(Rows from a dataset of charts and code)
- - -

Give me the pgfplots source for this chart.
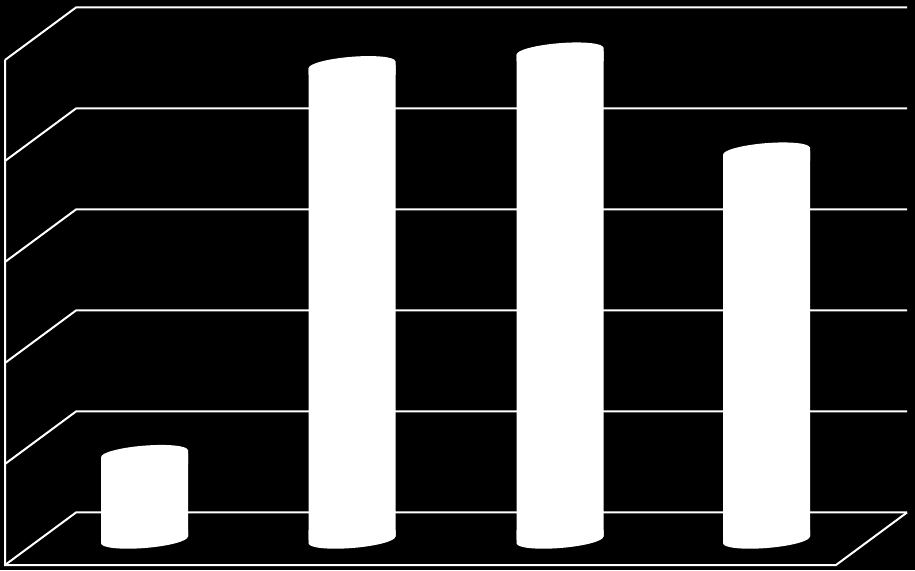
\documentclass[border=0pt]{standalone}
\usepackage{pgfplots}
\pgfplotsset{compat=1.18}
% top cap of a cylinder: hides the body corner that pokes out on the left
% and fills the notch on the right, then draws the tilted ellipse
\pgfdeclareplotmark{captop}{%
  \pgfsetfillcolor{black}%
  \pgfpathmoveto{\pgfpoint{0pt}{0pt}}%
  \pgfpathlineto{\pgfpoint{-44.5pt}{-3.6pt}}%
  \pgfpathlineto{\pgfpoint{-44.5pt}{1.5pt}}%
  \pgfpathlineto{\pgfpoint{0pt}{1.5pt}}%
  \pgfpathclose\pgfusepathqfill
  \pgfsetfillcolor{white}%
  \pgfpathmoveto{\pgfpoint{-43.5pt}{-3.5pt}}%
  \pgfpathlineto{\pgfpoint{43.5pt}{3.5pt}}%
  \pgfpathlineto{\pgfpoint{43.5pt}{-10pt}}%
  \pgfpathlineto{\pgfpoint{-43.5pt}{-10pt}}%
  \pgfpathclose\pgfusepathqfill
  \pgfpathellipse{\pgfpointorigin}{\pgfpointpolar{4.6}{43.5pt}}{\pgfpointpolar{94.6}{8pt}}%
  \pgfusepathqfill}
% bottom cap
\pgfdeclareplotmark{capbot}{%
  \pgfsetfillcolor{black}%
  \pgfpathmoveto{\pgfpoint{0pt}{0pt}}%
  \pgfpathlineto{\pgfpoint{44.5pt}{3.6pt}}%
  \pgfpathlineto{\pgfpoint{44.5pt}{-1.5pt}}%
  \pgfpathlineto{\pgfpoint{0pt}{-1.5pt}}%
  \pgfpathclose\pgfusepathqfill
  \pgfsetfillcolor{white}%
  \pgfpathmoveto{\pgfpoint{-43.5pt}{-3.5pt}}%
  \pgfpathlineto{\pgfpoint{43.5pt}{3.5pt}}%
  \pgfpathlineto{\pgfpoint{43.5pt}{10pt}}%
  \pgfpathlineto{\pgfpoint{-43.5pt}{10pt}}%
  \pgfpathclose\pgfusepathqfill
  \pgfpathellipse{\pgfpointorigin}{\pgfpointpolar{4.6}{43.5pt}}{\pgfpointpolar{94.6}{8pt}}%
  \pgfusepathqfill}
\begin{document}
\begin{tikzpicture}
\begin{axis}[
  scale only axis, width=915pt, height=570pt,
  xmin=0, xmax=915, ymin=-5.94, ymax=106.93,
  axis line style={draw=none}, ticks=none,
  axis background/.style={fill=black},
  clip=false,
]
% back wall and left wall grid, floor
\pgfplotsinvokeforeach{0,1,2,3,4,5}{
  \draw[white, line width=2pt, line join=miter]
    (axis cs:5,{#1*20-4.95}) -- (axis cs:76,{#1*20+5.45}) -- (axis cs:907,{#1*20+5.45});
}
\draw[white, line width=2pt, line join=miter]
  (axis cs:5,{100-4.95}) -- (axis cs:5,-4.95) -- (axis cs:836,-4.95) -- (axis cs:907,5.45);
% cylinder bodies
\addplot[ybar, bar width=87, bar shift=0pt, fill=white, draw=none]
  coordinates {(144.5,17.1) (352,94.1) (560,96.8) (766.5,77.0)};
% bottom caps
\addplot[only marks, mark=capbot, mark options={draw=none}]
  coordinates {(144.5,0) (352,0) (560,0) (766.5,0)};
% top caps
\addplot[only marks, mark=captop, mark options={draw=none}]
  coordinates {(144.5,17.1) (352,94.1) (560,96.8) (766.5,77.0)};
\end{axis}
\end{tikzpicture}
\end{document}
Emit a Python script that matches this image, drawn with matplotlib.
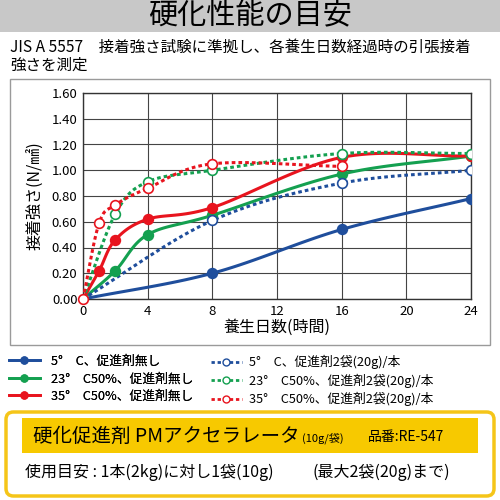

- - -

● **TASK INSTRUCTIONS**
All of the lines above should be retyped precisely, apart from the pictures.

● **RESULT OF THE EXERCISE**
Give me the pgfplots source for this chart.
\documentclass[border=0pt]{standalone}
\usepackage{pgfplots}
\pgfplotsset{compat=1.18}
% top cap of a cylinder: hides the body corner that pokes out on the left
% and fills the notch on the right, then draws the tilted ellipse
\pgfdeclareplotmark{captop}{%
  \pgfsetfillcolor{black}%
  \pgfpathmoveto{\pgfpoint{0pt}{0pt}}%
  \pgfpathlineto{\pgfpoint{-44.5pt}{-3.6pt}}%
  \pgfpathlineto{\pgfpoint{-44.5pt}{1.5pt}}%
  \pgfpathlineto{\pgfpoint{0pt}{1.5pt}}%
  \pgfpathclose\pgfusepathqfill
  \pgfsetfillcolor{white}%
  \pgfpathmoveto{\pgfpoint{-43.5pt}{-3.5pt}}%
  \pgfpathlineto{\pgfpoint{43.5pt}{3.5pt}}%
  \pgfpathlineto{\pgfpoint{43.5pt}{-10pt}}%
  \pgfpathlineto{\pgfpoint{-43.5pt}{-10pt}}%
  \pgfpathclose\pgfusepathqfill
  \pgfpathellipse{\pgfpointorigin}{\pgfpointpolar{4.6}{43.5pt}}{\pgfpointpolar{94.6}{8pt}}%
  \pgfusepathqfill}
% bottom cap
\pgfdeclareplotmark{capbot}{%
  \pgfsetfillcolor{black}%
  \pgfpathmoveto{\pgfpoint{0pt}{0pt}}%
  \pgfpathlineto{\pgfpoint{44.5pt}{3.6pt}}%
  \pgfpathlineto{\pgfpoint{44.5pt}{-1.5pt}}%
  \pgfpathlineto{\pgfpoint{0pt}{-1.5pt}}%
  \pgfpathclose\pgfusepathqfill
  \pgfsetfillcolor{white}%
  \pgfpathmoveto{\pgfpoint{-43.5pt}{-3.5pt}}%
  \pgfpathlineto{\pgfpoint{43.5pt}{3.5pt}}%
  \pgfpathlineto{\pgfpoint{43.5pt}{10pt}}%
  \pgfpathlineto{\pgfpoint{-43.5pt}{10pt}}%
  \pgfpathclose\pgfusepathqfill
  \pgfpathellipse{\pgfpointorigin}{\pgfpointpolar{4.6}{43.5pt}}{\pgfpointpolar{94.6}{8pt}}%
  \pgfusepathqfill}
\begin{document}
\begin{tikzpicture}
\begin{axis}[
  scale only axis, width=915pt, height=570pt,
  xmin=0, xmax=915, ymin=-5.94, ymax=106.93,
  axis line style={draw=none}, ticks=none,
  axis background/.style={fill=black},
  clip=false,
]
% back wall and left wall grid, floor
\pgfplotsinvokeforeach{0,1,2,3,4,5}{
  \draw[white, line width=2pt, line join=miter]
    (axis cs:5,{#1*20-4.95}) -- (axis cs:76,{#1*20+5.45}) -- (axis cs:907,{#1*20+5.45});
}
\draw[white, line width=2pt, line join=miter]
  (axis cs:5,{100-4.95}) -- (axis cs:5,-4.95) -- (axis cs:836,-4.95) -- (axis cs:907,5.45);
% cylinder bodies
\addplot[ybar, bar width=87, bar shift=0pt, fill=white, draw=none]
  coordinates {(144.5,17.1) (352,94.1) (560,96.8) (766.5,77.0)};
% bottom caps
\addplot[only marks, mark=capbot, mark options={draw=none}]
  coordinates {(144.5,0) (352,0) (560,0) (766.5,0)};
% top caps
\addplot[only marks, mark=captop, mark options={draw=none}]
  coordinates {(144.5,17.1) (352,94.1) (560,96.8) (766.5,77.0)};
\end{axis}
\end{tikzpicture}
\end{document}
Emit a Python script that matches this image, drawn with matplotlib.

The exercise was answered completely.